#### Brief
Output nothing but the lines from the one with "Write a Python" through the one with "0.016, 0.010, 0.008, 0.007, 0.006, 0.0055]", including both. Leave the pictures out of the copy.

#### Task input

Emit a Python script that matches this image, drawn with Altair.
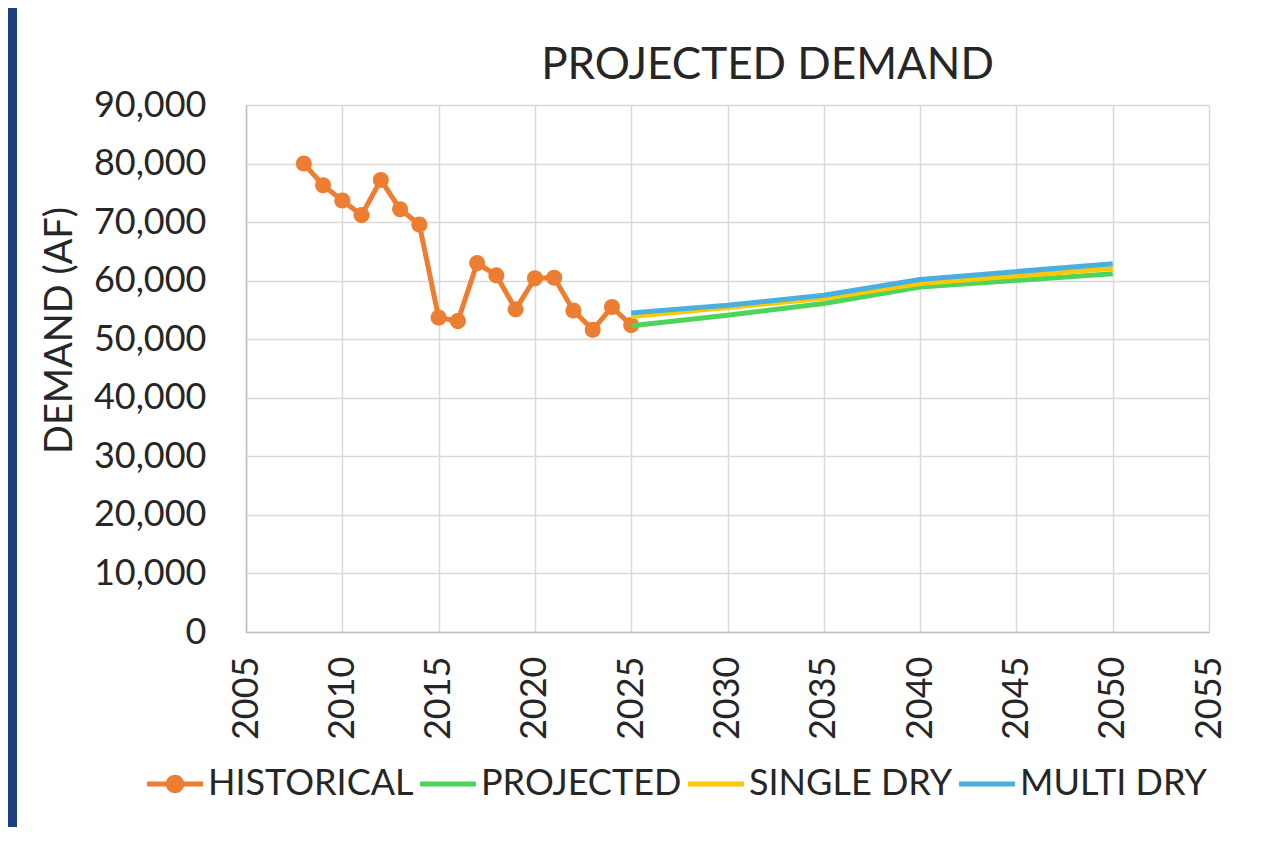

--

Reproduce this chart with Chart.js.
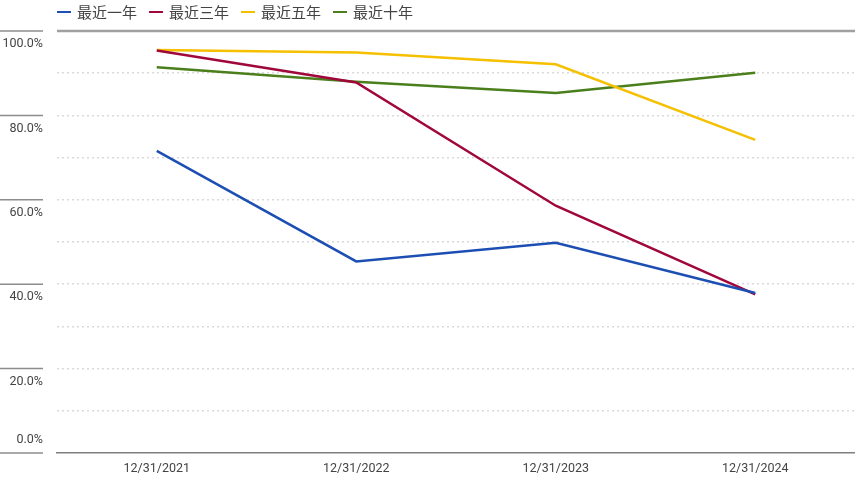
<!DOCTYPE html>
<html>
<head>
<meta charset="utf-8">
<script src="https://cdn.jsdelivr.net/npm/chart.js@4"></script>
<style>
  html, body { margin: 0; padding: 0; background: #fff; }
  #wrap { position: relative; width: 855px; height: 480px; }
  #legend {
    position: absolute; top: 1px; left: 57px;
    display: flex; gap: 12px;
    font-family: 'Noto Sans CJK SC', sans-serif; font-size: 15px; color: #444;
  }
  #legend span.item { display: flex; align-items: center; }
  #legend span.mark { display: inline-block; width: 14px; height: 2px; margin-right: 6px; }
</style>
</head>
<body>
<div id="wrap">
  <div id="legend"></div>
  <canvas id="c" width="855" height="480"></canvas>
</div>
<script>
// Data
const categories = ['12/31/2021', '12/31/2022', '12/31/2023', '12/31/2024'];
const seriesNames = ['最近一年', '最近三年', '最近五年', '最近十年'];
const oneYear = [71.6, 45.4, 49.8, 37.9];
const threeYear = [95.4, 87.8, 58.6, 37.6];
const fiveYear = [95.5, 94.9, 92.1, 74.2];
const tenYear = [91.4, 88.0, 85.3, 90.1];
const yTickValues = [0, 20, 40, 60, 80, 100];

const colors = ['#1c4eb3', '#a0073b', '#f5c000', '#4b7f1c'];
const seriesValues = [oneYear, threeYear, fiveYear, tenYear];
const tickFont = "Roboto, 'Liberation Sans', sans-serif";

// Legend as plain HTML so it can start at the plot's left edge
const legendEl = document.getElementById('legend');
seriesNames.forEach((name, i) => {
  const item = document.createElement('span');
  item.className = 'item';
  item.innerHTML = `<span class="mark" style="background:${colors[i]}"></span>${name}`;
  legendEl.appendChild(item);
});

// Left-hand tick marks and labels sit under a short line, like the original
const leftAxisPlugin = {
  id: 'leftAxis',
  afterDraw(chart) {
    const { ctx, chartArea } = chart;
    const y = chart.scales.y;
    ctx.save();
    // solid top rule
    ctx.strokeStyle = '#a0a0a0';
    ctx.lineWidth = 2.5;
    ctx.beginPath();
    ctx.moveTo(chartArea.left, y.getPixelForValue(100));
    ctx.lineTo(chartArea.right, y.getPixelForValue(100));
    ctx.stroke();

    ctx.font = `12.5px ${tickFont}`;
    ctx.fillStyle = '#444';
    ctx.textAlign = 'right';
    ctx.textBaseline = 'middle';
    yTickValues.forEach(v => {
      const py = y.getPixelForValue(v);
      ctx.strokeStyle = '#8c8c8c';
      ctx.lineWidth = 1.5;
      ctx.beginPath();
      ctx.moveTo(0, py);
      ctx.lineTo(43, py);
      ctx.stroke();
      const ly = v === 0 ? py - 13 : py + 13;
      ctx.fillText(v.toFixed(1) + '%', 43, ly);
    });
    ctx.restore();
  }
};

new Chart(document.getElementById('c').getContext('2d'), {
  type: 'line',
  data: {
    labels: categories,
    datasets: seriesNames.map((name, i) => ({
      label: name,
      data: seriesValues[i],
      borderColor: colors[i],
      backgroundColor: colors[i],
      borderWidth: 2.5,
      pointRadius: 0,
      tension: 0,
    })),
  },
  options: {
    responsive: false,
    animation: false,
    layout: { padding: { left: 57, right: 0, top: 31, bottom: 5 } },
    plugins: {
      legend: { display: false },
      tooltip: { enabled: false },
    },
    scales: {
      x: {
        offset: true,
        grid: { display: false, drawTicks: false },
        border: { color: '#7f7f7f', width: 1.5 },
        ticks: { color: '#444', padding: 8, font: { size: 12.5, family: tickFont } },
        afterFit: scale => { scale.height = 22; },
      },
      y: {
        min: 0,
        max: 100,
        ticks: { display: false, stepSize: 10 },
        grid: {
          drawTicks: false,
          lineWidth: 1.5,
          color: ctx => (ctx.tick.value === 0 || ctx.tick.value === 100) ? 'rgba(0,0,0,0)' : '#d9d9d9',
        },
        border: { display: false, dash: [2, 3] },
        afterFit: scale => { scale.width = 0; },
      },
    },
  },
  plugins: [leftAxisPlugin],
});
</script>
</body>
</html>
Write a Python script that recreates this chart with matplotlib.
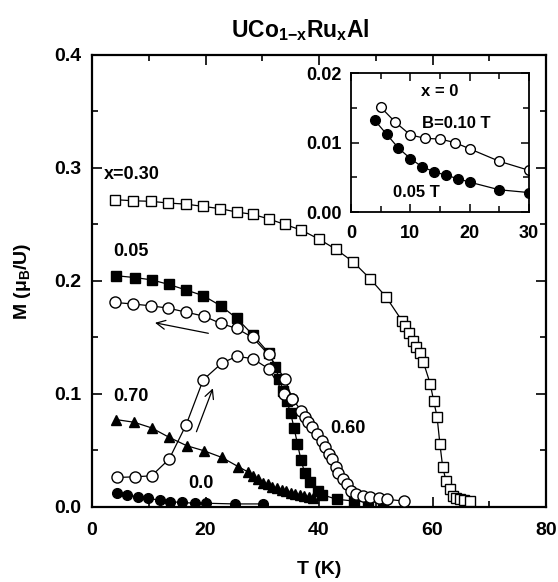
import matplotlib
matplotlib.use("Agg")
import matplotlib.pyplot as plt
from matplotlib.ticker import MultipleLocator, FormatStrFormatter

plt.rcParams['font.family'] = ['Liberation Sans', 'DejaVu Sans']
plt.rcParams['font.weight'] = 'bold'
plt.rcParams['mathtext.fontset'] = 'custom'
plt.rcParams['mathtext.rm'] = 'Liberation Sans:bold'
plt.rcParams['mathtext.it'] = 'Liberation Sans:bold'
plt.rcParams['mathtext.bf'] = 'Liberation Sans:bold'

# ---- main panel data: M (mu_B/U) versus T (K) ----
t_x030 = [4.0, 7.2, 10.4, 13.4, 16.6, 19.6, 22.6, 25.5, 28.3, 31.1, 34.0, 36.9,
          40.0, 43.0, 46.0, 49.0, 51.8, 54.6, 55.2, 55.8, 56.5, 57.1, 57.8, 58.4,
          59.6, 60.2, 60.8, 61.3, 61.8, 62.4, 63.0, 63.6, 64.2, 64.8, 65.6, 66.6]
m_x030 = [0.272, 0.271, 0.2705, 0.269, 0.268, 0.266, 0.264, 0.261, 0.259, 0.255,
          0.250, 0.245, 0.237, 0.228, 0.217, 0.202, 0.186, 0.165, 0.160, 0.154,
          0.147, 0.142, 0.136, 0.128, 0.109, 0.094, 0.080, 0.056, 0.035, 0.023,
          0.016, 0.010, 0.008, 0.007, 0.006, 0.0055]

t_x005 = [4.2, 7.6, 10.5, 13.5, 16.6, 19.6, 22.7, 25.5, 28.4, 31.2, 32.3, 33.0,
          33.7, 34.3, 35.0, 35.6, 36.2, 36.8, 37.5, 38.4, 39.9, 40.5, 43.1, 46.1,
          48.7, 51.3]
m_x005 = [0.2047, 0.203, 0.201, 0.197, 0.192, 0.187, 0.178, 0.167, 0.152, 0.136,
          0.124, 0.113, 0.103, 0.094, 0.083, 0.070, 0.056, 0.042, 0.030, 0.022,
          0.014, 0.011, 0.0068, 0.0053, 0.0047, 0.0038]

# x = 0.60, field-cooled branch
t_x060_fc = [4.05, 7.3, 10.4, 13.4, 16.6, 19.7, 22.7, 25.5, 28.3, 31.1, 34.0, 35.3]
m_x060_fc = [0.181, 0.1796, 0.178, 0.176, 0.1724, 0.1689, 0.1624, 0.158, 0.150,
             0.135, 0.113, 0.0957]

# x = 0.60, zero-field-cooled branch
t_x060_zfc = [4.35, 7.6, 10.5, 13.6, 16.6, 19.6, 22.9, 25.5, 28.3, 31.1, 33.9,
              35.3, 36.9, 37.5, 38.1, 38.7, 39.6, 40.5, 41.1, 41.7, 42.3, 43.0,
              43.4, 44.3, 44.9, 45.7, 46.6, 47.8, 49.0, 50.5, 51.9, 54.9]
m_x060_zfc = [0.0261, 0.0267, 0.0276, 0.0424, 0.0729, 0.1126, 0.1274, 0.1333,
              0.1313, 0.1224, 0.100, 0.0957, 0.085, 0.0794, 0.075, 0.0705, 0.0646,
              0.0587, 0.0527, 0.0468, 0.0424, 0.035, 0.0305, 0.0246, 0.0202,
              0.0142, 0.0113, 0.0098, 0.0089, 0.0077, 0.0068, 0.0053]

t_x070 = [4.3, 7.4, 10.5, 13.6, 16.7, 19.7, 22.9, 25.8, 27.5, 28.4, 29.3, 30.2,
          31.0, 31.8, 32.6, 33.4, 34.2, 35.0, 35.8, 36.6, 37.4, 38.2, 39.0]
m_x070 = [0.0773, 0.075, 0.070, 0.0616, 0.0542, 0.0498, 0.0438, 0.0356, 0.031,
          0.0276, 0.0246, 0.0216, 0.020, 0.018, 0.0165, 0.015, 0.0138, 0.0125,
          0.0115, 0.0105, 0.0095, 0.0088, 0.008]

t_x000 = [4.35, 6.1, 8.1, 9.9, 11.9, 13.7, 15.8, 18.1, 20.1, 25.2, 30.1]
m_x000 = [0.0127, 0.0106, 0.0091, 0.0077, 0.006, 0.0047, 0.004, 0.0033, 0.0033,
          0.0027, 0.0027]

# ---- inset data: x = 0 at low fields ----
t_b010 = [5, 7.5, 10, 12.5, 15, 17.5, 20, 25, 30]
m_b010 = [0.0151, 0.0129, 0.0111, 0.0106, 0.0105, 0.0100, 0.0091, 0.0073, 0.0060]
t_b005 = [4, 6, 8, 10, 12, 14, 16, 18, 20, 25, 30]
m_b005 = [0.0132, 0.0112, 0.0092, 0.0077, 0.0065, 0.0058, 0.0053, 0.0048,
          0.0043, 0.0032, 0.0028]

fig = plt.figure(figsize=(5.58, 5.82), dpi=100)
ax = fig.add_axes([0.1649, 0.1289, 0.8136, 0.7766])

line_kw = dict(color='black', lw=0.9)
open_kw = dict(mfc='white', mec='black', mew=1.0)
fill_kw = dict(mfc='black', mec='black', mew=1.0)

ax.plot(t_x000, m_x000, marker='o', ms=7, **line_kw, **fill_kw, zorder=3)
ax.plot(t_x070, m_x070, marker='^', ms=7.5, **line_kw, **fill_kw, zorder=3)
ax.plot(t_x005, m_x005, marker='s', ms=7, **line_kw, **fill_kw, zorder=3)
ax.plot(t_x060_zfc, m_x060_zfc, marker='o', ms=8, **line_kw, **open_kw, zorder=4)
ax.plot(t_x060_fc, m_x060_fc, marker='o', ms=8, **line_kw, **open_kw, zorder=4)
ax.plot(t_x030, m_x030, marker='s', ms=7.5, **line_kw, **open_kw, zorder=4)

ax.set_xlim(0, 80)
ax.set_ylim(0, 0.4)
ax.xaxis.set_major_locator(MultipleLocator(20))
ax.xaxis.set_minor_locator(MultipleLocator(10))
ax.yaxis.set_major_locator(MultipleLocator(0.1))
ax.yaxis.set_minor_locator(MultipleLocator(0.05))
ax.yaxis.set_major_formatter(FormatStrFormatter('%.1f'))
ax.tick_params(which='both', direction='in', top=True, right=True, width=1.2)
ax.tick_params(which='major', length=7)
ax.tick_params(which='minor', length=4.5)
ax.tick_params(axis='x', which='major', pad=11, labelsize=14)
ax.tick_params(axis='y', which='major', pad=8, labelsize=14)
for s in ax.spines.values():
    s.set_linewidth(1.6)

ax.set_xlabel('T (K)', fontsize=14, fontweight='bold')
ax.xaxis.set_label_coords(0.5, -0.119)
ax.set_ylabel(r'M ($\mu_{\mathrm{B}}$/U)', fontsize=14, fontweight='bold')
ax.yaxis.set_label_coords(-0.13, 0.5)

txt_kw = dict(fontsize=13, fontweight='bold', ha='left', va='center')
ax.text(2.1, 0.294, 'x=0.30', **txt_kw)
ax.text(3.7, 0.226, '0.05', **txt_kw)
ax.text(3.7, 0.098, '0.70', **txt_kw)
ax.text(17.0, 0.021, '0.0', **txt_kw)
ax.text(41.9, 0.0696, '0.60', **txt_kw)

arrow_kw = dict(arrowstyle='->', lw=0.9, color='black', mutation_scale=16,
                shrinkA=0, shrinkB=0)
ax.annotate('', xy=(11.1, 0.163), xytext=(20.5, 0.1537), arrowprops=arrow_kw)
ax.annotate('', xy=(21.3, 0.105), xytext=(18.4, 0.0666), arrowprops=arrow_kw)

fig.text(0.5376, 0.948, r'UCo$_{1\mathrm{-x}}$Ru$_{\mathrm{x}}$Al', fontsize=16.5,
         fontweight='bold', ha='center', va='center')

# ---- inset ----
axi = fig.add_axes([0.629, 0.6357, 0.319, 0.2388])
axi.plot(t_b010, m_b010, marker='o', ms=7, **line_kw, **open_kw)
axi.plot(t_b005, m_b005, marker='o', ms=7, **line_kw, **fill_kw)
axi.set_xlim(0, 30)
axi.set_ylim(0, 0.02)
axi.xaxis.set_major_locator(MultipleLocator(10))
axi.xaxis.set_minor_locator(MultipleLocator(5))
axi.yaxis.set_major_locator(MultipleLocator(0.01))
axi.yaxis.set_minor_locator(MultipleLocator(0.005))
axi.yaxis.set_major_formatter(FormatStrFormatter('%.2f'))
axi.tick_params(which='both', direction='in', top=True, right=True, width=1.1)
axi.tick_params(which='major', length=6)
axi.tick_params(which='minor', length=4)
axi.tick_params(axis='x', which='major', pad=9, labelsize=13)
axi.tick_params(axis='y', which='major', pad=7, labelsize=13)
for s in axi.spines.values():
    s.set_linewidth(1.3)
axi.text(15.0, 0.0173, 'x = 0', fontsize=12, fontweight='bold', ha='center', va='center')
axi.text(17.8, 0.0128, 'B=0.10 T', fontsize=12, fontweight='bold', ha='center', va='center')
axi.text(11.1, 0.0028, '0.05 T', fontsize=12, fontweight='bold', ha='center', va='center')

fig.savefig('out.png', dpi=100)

--

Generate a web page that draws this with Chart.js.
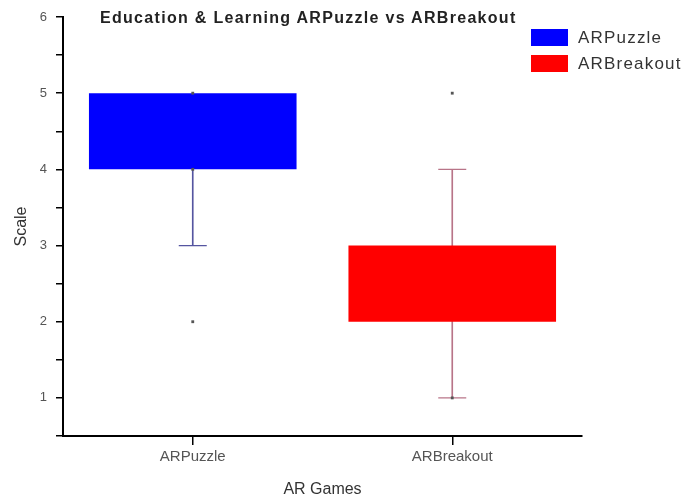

#### Final answer
Write a Python script that recreates this chart with matplotlib.
import matplotlib
matplotlib.use("Agg")
import matplotlib.pyplot as plt
from matplotlib.ticker import MultipleLocator, FormatStrFormatter

plt.rcParams['font.family'] = ['Liberation Sans', 'DejaVu Sans']
plt.rcParams['font.weight'] = 'bold'
plt.rcParams['mathtext.fontset'] = 'custom'
plt.rcParams['mathtext.rm'] = 'Liberation Sans:bold'
plt.rcParams['mathtext.it'] = 'Liberation Sans:bold'
plt.rcParams['mathtext.bf'] = 'Liberation Sans:bold'

# ---- main panel data: M (mu_B/U) versus T (K) ----
t_x030 = [4.0, 7.2, 10.4, 13.4, 16.6, 19.6, 22.6, 25.5, 28.3, 31.1, 34.0, 36.9,
          40.0, 43.0, 46.0, 49.0, 51.8, 54.6, 55.2, 55.8, 56.5, 57.1, 57.8, 58.4,
          59.6, 60.2, 60.8, 61.3, 61.8, 62.4, 63.0, 63.6, 64.2, 64.8, 65.6, 66.6]
m_x030 = [0.272, 0.271, 0.2705, 0.269, 0.268, 0.266, 0.264, 0.261, 0.259, 0.255,
          0.250, 0.245, 0.237, 0.228, 0.217, 0.202, 0.186, 0.165, 0.160, 0.154,
          0.147, 0.142, 0.136, 0.128, 0.109, 0.094, 0.080, 0.056, 0.035, 0.023,
          0.016, 0.010, 0.008, 0.007, 0.006, 0.0055]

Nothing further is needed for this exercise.